The first to suffer were the stalwarts. Teen magazine folded in 2002. That year Seventeen’s ad revenues dropped 14 percent. In the past three years YM’s circulation has fallen from 2.2 million to 1.5 million. Teen People, which had been attracting an impressive 1.6 million readers with a mix of celebrity coverage and features about regular kids (teenage firefighters and Hispanic homecoming queens), began to fade on the newsstand. “The field became too crowded,” says Brad Adgate, chief media researcher for Horizon Media.

Maybe, but several magazines that took aim at the niche markets are doing fine. Last year CosmoGirl pulled in 1.2 million teens–up a full 18 percent from 2002–by crafting their pages for girls between the ages of 13 and 15. One-year-old Teen Vogue favors fashion shoots over “Can You Kiss?” quizzes and estimates its newsstand sales at about 325,000–only 135,000 less than newsstand sales for the mother ship, Vogue. “We’re never going to be a magazine for all teenagers,” says Teen Vogue publisher Gina Sanders. But in the teen category these days, “bigger isn’t always better.”

Scrambling to create niches for themselves, Seventeen and YM have gone back to the drawing board. Both have decided to court older teens, 17 and up. “You can’t talk to teens as a group anymore,” says Joan Sherida LaBarge, publisher at YM. Just like the old YM, the new YM will cover celebrities, beauty and fashion. But the bubble-gum pink typeface is being replaced by something more sedate, and giggling stories about boys will be replaced by more soulful articles about relationships. Executives at Seventeen, which has already begun rolling out its more mature look, say recent newsstand sales are up.
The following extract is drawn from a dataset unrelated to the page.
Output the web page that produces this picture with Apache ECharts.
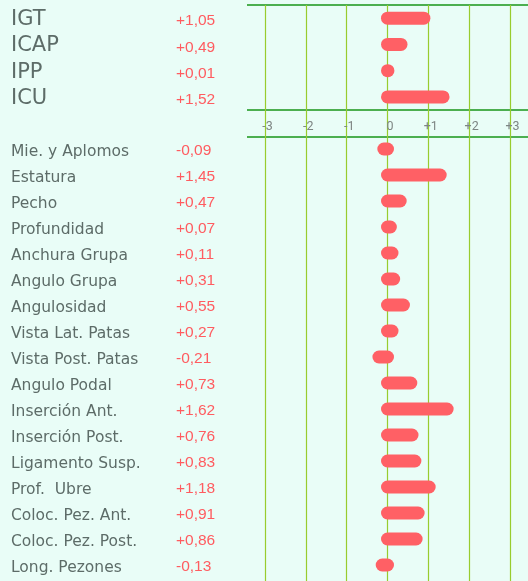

The repositioning is a risky one, though. Today’s media-savvy kids are more sophisticated, and “many teen magazines are really being read by tweens,” says Carolyn Bivens, president of Initiatives, a media buying group. The older teens that Seventeen and YM are chasing may have already moved on. The shop-ping magazine Lucky and the triumvirate of look-alike celebrity weeklies In Touch, Us Weekly and the Star have already grafted candy-colored graphics and prom-ready fashion spreads onto their own winning formulas–and they’re thriving. While they don’t brag about their teen readership, they may have hit on just what teenage girls want: a magazine that appeals to their twenty-something sisters.